In fact, it was her new celebrity status in the prison that caused Fry to question her work. She found herself enjoying the attention too much. She wondered how much of her work was for her own benefit – to give herself props – and how much of it was for the cause of Christ. Afraid of sinning against her devout Quaker principle of humility, Fry withdrew from her work in London for a time and moved back to her country house.
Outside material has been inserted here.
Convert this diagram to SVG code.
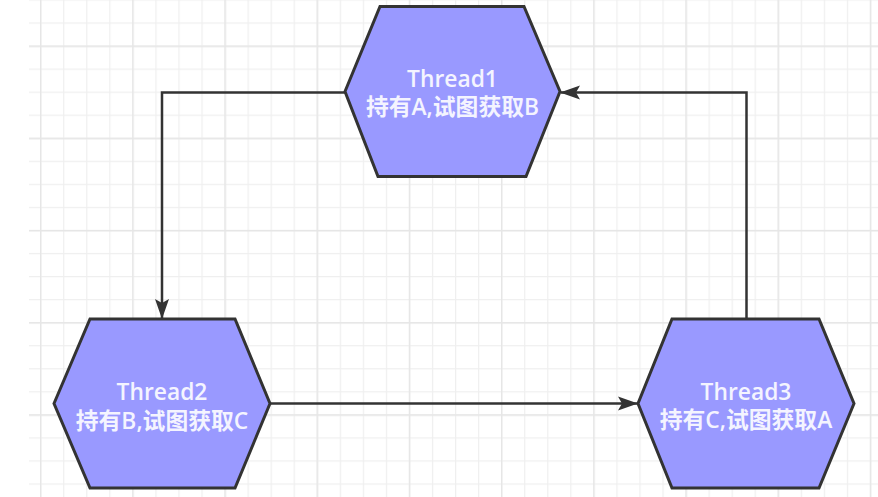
<svg xmlns="http://www.w3.org/2000/svg" width="878" height="497" viewBox="0 0 878 497">
  <defs>
    <pattern id="minor" x="40.1" y="-0.6" width="23.05" height="23.05" patternUnits="userSpaceOnUse">
      <path d="M0 0.6H23.05M0.6 0V23.05" fill="none" stroke="#efefef" stroke-width="1.2"/>
    </pattern>
    <pattern id="major" x="40" y="45.5" width="92.2" height="92.2" patternUnits="userSpaceOnUse">
      <path d="M0 0.7H92.2M0.7 0V92.2" fill="none" stroke="#e6e6e6" stroke-width="1.4"/>
    </pattern>
    <marker id="arrow" viewBox="0 0 20 15" refX="19" refY="7.5" markerWidth="20" markerHeight="15" markerUnits="userSpaceOnUse" orient="auto">
      <path d="M0 0.5L20 7.5L0 14.5L4 7.5Z" fill="#333333"/>
    </marker>
  </defs>
  <style>
    .hex { fill: #9999ff; stroke: #333333; stroke-width: 3; stroke-linejoin: miter; }
    .lbl { font-family: "Open Sans", "Noto Sans CJK SC", sans-serif; font-size: 22.8px; font-weight: 600; fill: #f4f4ff; text-anchor: middle; }
    .edge { fill: none; stroke: #333333; stroke-width: 2.5; marker-end: url(#arrow); }
  </style>
  <rect width="878" height="497" fill="#ffffff"/>
  <rect x="29" y="0" width="849" height="497" fill="url(#minor)"/>
  <rect x="29" y="0" width="849" height="497" fill="url(#major)"/>

  <g id="connectors">
    <path class="edge" d="M345 92.5H162V318"/>
    <path class="edge" d="M270 403.5H637"/>
    <path class="edge" d="M746.5 319V92.5H561"/>
  </g>

  <g id="thread1">
    <polygon class="hex" points="345,91.5 380,6.5 524,6.5 560,91.5 526,176.5 378,176.5"/>
    <text class="lbl" x="452.5" y="87">Thread1</text>
    <text class="lbl" x="452.5" y="115">持有A,试图获取B</text>
  </g>
  <g id="thread2">
    <polygon class="hex" points="54,403.5 90,319 235,319 270,403.5 235,488 90,488"/>
    <text class="lbl" x="162" y="399.5">Thread2</text>
    <text class="lbl" x="162" y="428.5">持有B,试图获取C</text>
  </g>
  <g id="thread3">
    <polygon class="hex" points="638,403.5 672,319 819,319 854,403.5 819,488 672,488"/>
    <text class="lbl" x="746" y="399.5">Thread3</text>
    <text class="lbl" x="746" y="428">持有C,试图获取A</text>
  </g>
</svg>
From there, her husband Joseph Fry handled his business and her nine children received an education, the boys from the tutors and the girls from the governess. Joseph, an egalitarian by the standards of the day, was very supportive of her work and demanded little from his wife in the way of domestic duties. This freed Fry to employ her leadership gifts in the community, and she started a school for poor girls in her home. But, tragedy precipitated deep depression. Fry suffered the death of a brother and her favorite daughter, Betsy. The family business lost money. Eventually, they were forced to move back to London, where Fry again visited Newgate and renewed her commitment to the women inmates. She finally saw her role there as that of a minister of the gospel and took lasting joy in this work.

Through strategy, winsomeness, and social position, she convinced the authorities to let her start a school in the prison for children of the inmates and young convicts. The inmates themselves offered to give up one of their already crowded cells to provide the school space the authorities insisted upon. Soon the children and the women were learning to read. They reinstituted regular worship services. She helped them start a sewing business and arranged for product sales outside the prison.

Fry’s work at Newgate turned into a lifelong pursuit – even in her own relative poverty late in life – of changing the way English people understood their responsibility toward other human beings. Due to her work, laws were enacted for the improvement of the conditions of prisons and hospitals and the treatment of the insane, even bringing changes to the death penalty.

Bringing human equity to the hearts and minds of others requires putting our hands to the plow. Egalitarianism, as a call for human equality, requires the dedication of our time and our pocket books. We must, as God has blessed us, use our gifts to advance the cause of the gospel. There are many Elizabeth Frys in the world (maybe you) who need our support. Find one and help her create change.